Basic PNP Advice

Post by: Grant Rodiek

There are things that you take for granted in your processes and don’t think to improve upon. But, when a solution emerges that makes your life better, one that’s so simple and so obvious, you can’t help but ask “why didn’t we do that a year ago?”

I have an obvious solution to share, one that is Josh’s idea for Hocus Poker.

Hocus Poker is and has always been a large Print and Play file. We have been pushing it aggressively because it’s honestly the best way to get new testers. Even if we get only one new tester every week, it’s huge. The print and play for Hocus involves 60 cards, which are the play deck, 18 cards for spells that players just read like references, 5 reference cards, and 10 cards to track the score.

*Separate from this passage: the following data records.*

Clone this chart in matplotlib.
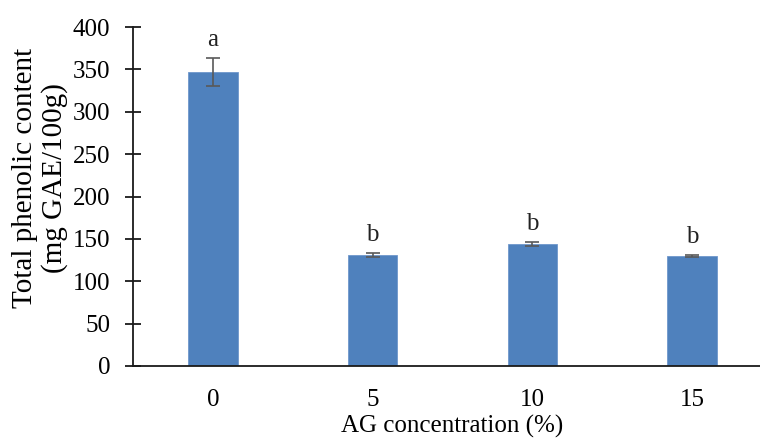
import matplotlib
matplotlib.use("Agg")
import matplotlib.pyplot as plt
import numpy as np

# data
concentrations = ["0", "5", "10", "15"]
phenolic = [347, 131, 144, 130]
phenolic_err = [17, 2, 2, 1]
letters = ["a", "b", "b", "b"]

plt.rcParams["font.family"] = ["Liberation Serif", "DejaVu Serif"]
plt.rcParams["font.size"] = 18

fig = plt.figure(figsize=(7.6, 4.46), dpi=100)
ax = fig.add_axes([133 / 760, 1 - 366 / 446, 639 / 760, 339 / 446])

x = np.arange(len(concentrations))
ax.bar(x, phenolic, width=0.31, color="#4f81bd", edgecolor="#6f97cc", linewidth=0.6, zorder=2)
ax.errorbar(x, phenolic, yerr=phenolic_err, fmt="none", ecolor="#595959",
            elinewidth=1.2, capsize=4.7, capthick=1.2, zorder=3)

for xi, v, e, lab in zip(x, phenolic, phenolic_err, letters):
    ax.text(xi, v + e + 14, lab, ha="center", va="baseline", fontsize=18, color="#222222")

ax.set_xlim(-0.5, 3.5)
ax.set_ylim(0, 400)
ax.set_yticks(np.arange(0, 401, 50))
ax.set_xticks(x)
ax.set_xticklabels(concentrations)

for side in ("top", "right"):
    ax.spines[side].set_visible(False)
for side in ("left", "bottom"):
    ax.spines[side].set_linewidth(1.3)
    ax.spines[side].set_color("#1a1a1a")

ax.tick_params(axis="y", direction="inout", length=12, width=1.3, pad=10.5, color="#1a1a1a")
ax.tick_params(axis="x", length=0, pad=16.5)

ax.set_xlabel("AG concentration (%)", labelpad=3)
ax.set_ylabel("Total phenolic content\n(mg GAE/100g)", fontsize=21, linespacing=1.15)
ax.yaxis.set_label_coords(-0.101, 0.555)

fig.savefig("out.png", dpi=100)
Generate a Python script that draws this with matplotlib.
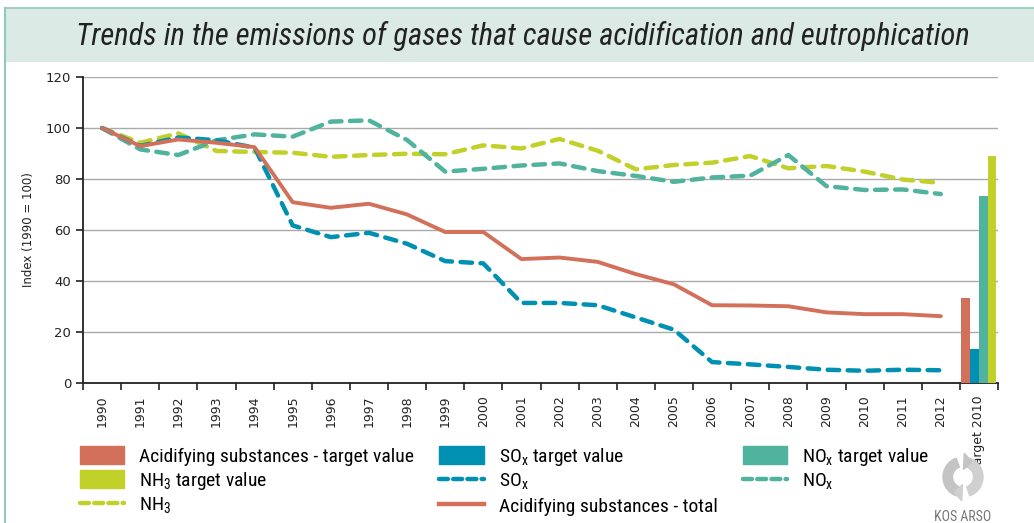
import matplotlib
matplotlib.use("Agg")
import matplotlib.pyplot as plt
from matplotlib.patches import Rectangle, Patch, Wedge, Polygon
from matplotlib.lines import Line2D
import numpy as np

years = [str(y) for y in range(1990, 2013)]
categories = years + ["Target 2010"]

acid_total = [100, 92.9, 95.5, 94.2, 92.5, 70.9, 68.7, 70.3, 66.1, 59.2, 59.2,
              48.6, 49.2, 47.5, 42.7, 38.7, 30.5, 30.4, 30.1, 27.7, 27.0, 27.0, 26.2]
sox = [100, 93.0, 96.3, 95.2, 92.3, 61.8, 57.2, 58.9, 54.6, 47.8, 46.9,
       31.4, 31.4, 30.5, 25.7, 20.9, 8.2, 7.3, 6.3, 5.2, 4.8, 5.2, 5.0]
nox = [100, 91.6, 89.4, 95.2, 97.5, 96.6, 102.5, 103.0, 95.3, 82.9, 84.0,
       85.3, 86.1, 83.1, 81.2, 78.9, 80.6, 81.3, 89.4, 77.2, 75.7, 75.9, 74.1]
nh3 = [100, 94.2, 97.9, 91.0, 90.6, 90.3, 88.7, 89.4, 89.9, 89.7, 93.2,
       92.0, 95.7, 91.1, 83.8, 85.5, 86.4, 89.0, 84.2, 85.1, 82.9, 79.8, 78.5]

target_names = ["Acidifying substances", "SOx", "NOx", "NH3"]
target_values = [33.5, 13.2, 73.3, 89.0]

c_acid = "#d2705a"
c_sox = "#0090b2"
c_nox = "#4fb39d"
c_nh3 = "#c2d02a"

# narrow font for title and legend
narrow = ["Liberation Sans Narrow", "Roboto Condensed", "Open Sans Condensed", "Lato", "DejaVu Sans"]

fig = plt.figure(figsize=(10.34, 5.23), dpi=100)

# title banner and frame
fig.patches.append(Rectangle((5 / 1034, 1 - 62 / 523), 1, 54 / 523, transform=fig.transFigure,
                             facecolor="#dceae6", edgecolor="none", zorder=0))
fig.add_artist(Line2D([5 / 1034, 1], [1 - 8 / 523] * 2, transform=fig.transFigure,
                      color="#8fcabc", lw=1.2))
fig.add_artist(Line2D([5 / 1034] * 2, [0, 1 - 8 / 523], transform=fig.transFigure,
                      color="#8fcabc", lw=1.5))
fig.text(0.506, 1 - 36 / 523,
         "Trends in the emissions of gases that cause acidification and eutrophication",
         ha="center", va="center", fontsize=22, style="italic", color="#222222",
         family=narrow)

ax = fig.add_axes([83 / 1034, 1 - 383 / 523, (998 - 83) / 1034, (383 - 77) / 523])

x = np.arange(len(years))
dash_kw = dict(lw=3.2, dashes=(2.6, 1.9), dash_capstyle="round", solid_capstyle="round")
ax.plot(x, nh3, color=c_nh3, **dash_kw, zorder=3)
ax.plot(x, nox, color=c_nox, **dash_kw, zorder=3)
ax.plot(x, sox, color=c_sox, **dash_kw, zorder=3)
ax.plot(x, acid_total, color=c_acid, lw=2.8, solid_capstyle="round", zorder=4)

# target bars in the last category
bw = 0.23
tx = len(years)
bar_colors = [c_acid, c_sox, c_nox, c_nh3]
for i, (v, c) in enumerate(zip(target_values, bar_colors)):
    ax.bar(tx + (i - 1.5) * bw, v, width=bw, color=c, zorder=3)

ax.set_xlim(-0.5, len(categories) - 0.5)
ax.set_ylim(0, 120)
ax.set_yticks(range(0, 121, 20))
ax.yaxis.grid(True, color="#aaaaaa", lw=1.0)
ax.set_axisbelow(True)

ax.set_xticks(np.arange(len(categories)))
ax.set_xticklabels(categories, rotation=90, fontsize=9, color="#222222")
ax.set_xticks(np.arange(len(categories) + 1) - 0.5, minor=True)
ax.tick_params(axis="x", which="major", length=0, pad=9)
ax.tick_params(axis="x", which="minor", length=5, width=1.2, color="#222222")
ax.tick_params(axis="y", length=5, width=1.2, labelsize=9.5, color="#222222", labelcolor="#222222")
for s in ["top", "right"]:
    ax.spines[s].set_visible(False)
for s in ["left", "bottom"]:
    ax.spines[s].set_color("#222222")
    ax.spines[s].set_linewidth(1.3)
ax.set_ylabel("Index (1990 = 100)", fontsize=8.5, color="#222222", labelpad=8)

# legend
lkw = dict(lw=3.2, dashes=(2.0, 1.2), dash_capstyle="round")
handles = [
    Patch(color=c_acid), Patch(color=c_nh3), Line2D([], [], color=c_nh3, **lkw),
    Patch(color=c_sox), Line2D([], [], color=c_sox, **lkw), Line2D([], [], color=c_acid, lw=3.2),
    Patch(color=c_nox), Line2D([], [], color=c_nox, **lkw),
]
labels = [
    "Acidifying substances - target value", r"NH$_\mathregular{3}$ target value", r"NH$_\mathregular{3}$",
    r"SO$_\mathregular{x}$ target value", r"SO$_\mathregular{x}$", "Acidifying substances - total",
    r"NO$_\mathregular{x}$ target value", r"NO$_\mathregular{x}$",
]
fig.legend(handles, labels, loc="upper left", bbox_to_anchor=(70 / 1034, 1 - 436 / 523),
           ncol=3, frameon=False, borderpad=0, handlelength=2.3, handleheight=1.0,
           handletextpad=0.75, columnspacing=1.3, labelspacing=0.2,
           prop=dict(family=narrow, size=14))

# small grey logo
lax = fig.add_axes([(963 - 25) / 1034, 1 - (477 + 25) / 523, 50 / 1034, 50 / 523])
lax.set_xlim(-1, 1)
lax.set_ylim(-1, 1)
lax.set_aspect("equal")
lax.axis("off")
lax.add_patch(Wedge((0, 0), 0.8, 110, 250, width=0.38, color="#c4c4c4"))
lax.add_patch(Wedge((0, 0), 0.8, 290, 430, width=0.38, color="#d0d0d0"))
lax.add_patch(Polygon([[0.05, 0.95], [0.35, 0.62], [0.02, 0.3]], color="#c4c4c4"))
lax.add_patch(Polygon([[-0.05, -0.95], [-0.35, -0.62], [-0.02, -0.3]], color="#d0d0d0"))

fig.text(963 / 1034, 1 - 517 / 523, "KOS ARSO", ha="center", va="center",
         fontsize=10, color="#777777", family=narrow)

fig.savefig("out.png", dpi=100)
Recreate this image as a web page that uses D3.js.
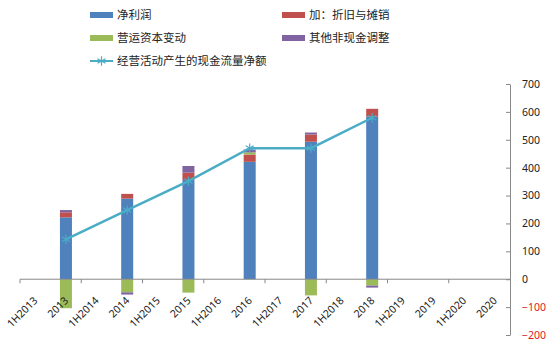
<!DOCTYPE html>
<html><head><meta charset="utf-8">
<script src="https://cdn.jsdelivr.net/npm/d3@7"></script>
<style>
html,body{margin:0;padding:0;background:#fff;}
svg{display:block;}
</style>
</head><body>
<svg id="chart" width="554" height="346"></svg>
<script>
const categories = ['1H2013','2013','1H2014','2014','1H2015','2015','1H2016','2016','1H2017','2017','1H2018','2018','1H2019','2019','1H2020','2020'];
const netProfit      = [null,222,null,289,null,356,null,421,null,493,null,583,null,null,null,null];
const depreciation   = [null, 18,null, 17,null, 26,null, 26,null, 26,null, 28,null,null,null,null];
const workingCapital = [null,-104,null,-47,null,-48,null, 8,null,-58,null,-23,null,null,null,null];
const otherAdj       = [null,  8,null, -8,null, 24,null, 10,null,  7,null, -7,null,null,null,null];
const operatingCF    = [null,143,null,248,null,352,null,470,null,470,null,579,null,null,null,null];
const yTicks = [-200,-100,0,100,200,300,400,500,600,700];

const seriesNames = ['净利润','加：折旧与摊销','营运资本变动','其他非现金调整'];
const lineName = '经营活动产生的现金流量净额';
const colors = ['#4F81BD','#C0504D','#9BBB59','#8064A2'];
const lineColor = '#4BACC6';
const barSeries = [netProfit, depreciation, workingCapital, otherAdj];

const svg = d3.select('#chart');
const x = d3.scaleBand().domain(categories).range([20,510]).paddingInner(0.6).paddingOuter(0.3);
const y = d3.scaleLinear().domain([-200,700]).range([335,84]);
const cjk = '"Noto Sans CJK SC","Noto Sans",sans-serif';
const lat = '"Noto Sans","DejaVu Sans",sans-serif';

// stacked segments
const segs = [];
categories.forEach((c,i)=>{
  let pos=0, neg=0;
  barSeries.forEach((s,k)=>{
    const v = s[i];
    if (v==null) return;
    if (v>=0){ segs.push({c,k,y0:pos,y1:pos+v}); pos+=v; }
    else { segs.push({c,k,y0:neg+v,y1:neg}); neg+=v; }
  });
});
const bw = 12;
svg.append('g').selectAll('rect').data(segs).join('rect')
  .attr('x',d=>x(d.c)+x.bandwidth()/2-bw/2)
  .attr('width',bw)
  .attr('y',d=>y(d.y1))
  .attr('height',d=>y(d.y0)-y(d.y1))
  .attr('fill',d=>colors[d.k]);

// x axis
const step = x.step();
svg.append('line').attr('x1',20).attr('x2',510).attr('y1',y(0)).attr('y2',y(0))
  .attr('stroke','#888').attr('stroke-width',1);
const tickIdx = d3.range(0,categories.length,2);
svg.append('g').selectAll('line').data(tickIdx).join('line')
  .attr('x1',i=>x(categories[i])-x.paddingOuter()*step).attr('x2',i=>x(categories[i])-x.paddingOuter()*step)
  .attr('y1',y(0)).attr('y2',y(0)+4).attr('stroke','#888');
svg.append('g').selectAll('text').data(categories).join('text')
  .attr('transform',d=>`translate(${x(d)+x.bandwidth()/2+3},${y(0)+22}) rotate(-45)`)
  .attr('text-anchor','end')
  .attr('font-family',lat).attr('font-size',10.5).attr('fill','#222')
  .text(d=>d);

// y axis (right)
const yAxis = d3.axisRight(y).tickValues(yTicks).tickSize(0).tickPadding(12);
const gy = svg.append('g').attr('transform','translate(510,0)').call(yAxis);
gy.select('.domain').attr('stroke','#888');
gy.selectAll('.tick line').attr('x1',-4).attr('x2',0).attr('stroke','#888');
gy.selectAll('.tick text').attr('font-family',lat).attr('font-size',10.5)
  .attr('text-anchor','start')
  .attr('fill',d=>d<0?'#E0161B':'#222');

// line
const pts = categories.map((c,i)=>({c,v:operatingCF[i]})).filter(d=>d.v!=null);
svg.append('path').datum(pts)
  .attr('d',d3.line().x(d=>x(d.c)+x.bandwidth()/2).y(d=>y(d.v)))
  .attr('fill','none').attr('stroke',lineColor).attr('stroke-width',2.5);
const star = d3.symbol().type(d3.symbolAsterisk).size(60);
svg.append('g').selectAll('path').data(pts).join('path')
  .attr('transform',d=>`translate(${x(d.c)+x.bandwidth()/2},${y(d.v)})`)
  .attr('d',star()).attr('fill','none').attr('stroke',lineColor).attr('stroke-width',1.2);

// legend
const legItems = [
  {name:seriesNames[0],color:colors[0],x:90,y:15},
  {name:seriesNames[1],color:colors[1],x:282,y:15},
  {name:seriesNames[2],color:colors[2],x:90,y:38},
  {name:seriesNames[3],color:colors[3],x:282,y:38}
];
const lg = svg.append('g');
legItems.forEach(l=>{
  lg.append('rect').attr('x',l.x).attr('y',l.y-3).attr('width',23).attr('height',6).attr('fill',l.color);
  lg.append('text').attr('x',l.x+27).attr('y',l.y).attr('dy','0.35em')
    .attr('font-family',cjk).attr('font-size',11.5).attr('fill','#222').text(l.name);
});
lg.append('line').attr('x1',90).attr('x2',113).attr('y1',61).attr('y2',61).attr('stroke',lineColor).attr('stroke-width',2);
lg.append('path').attr('transform','translate(101.5,61)').attr('d',star()).attr('fill','none').attr('stroke',lineColor).attr('stroke-width',1.2);
lg.append('text').attr('x',117).attr('y',61).attr('dy','0.35em')
  .attr('font-family',cjk).attr('font-size',11.5).attr('fill','#222').text(lineName);
</script>
</body></html>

Here is Josh’s insight: our print and play does not need to mimic the final version in components. We, locally, have already verified and tested the components as for how they will work in the end. Others don’t need to do that, especially if there’s no feedback to be gained. Where possible, we can, and should, make the PNP best as a PNP.

The 60 cards you use in the play deck? You’ll always need to cut these out as cards. There’s nothing we can do there. However, we can make everything else simpler.

Players don’t need to print and cut our 10 scoring cards. Instead, they can gather pennies, cubes, Netrunner tokens, anything from their home to keep score. You don’t need many of them, just a pile of things.

Our spells and reference cards are just references. You don’t play, shuffle, or deal them. They can just be on a single sheet, like this:

What you see above is normally 4 cards. Now it’s half a piece of paper. In a future version of Hocus, assuming this original one is successful and there is demand for such a product, it’d be cool to have a larger version in a box with big spell cards for every player and tokens to keep score. But, that isn’t the pocket change version we think is best for our current audience.

In summary, when making a PNP, your goal is to get people to download, cut, and assemble that PNP. Make it as easy as possible. Find places where you can merge, eliminate, or modify components to ease this task. The end result? More testers.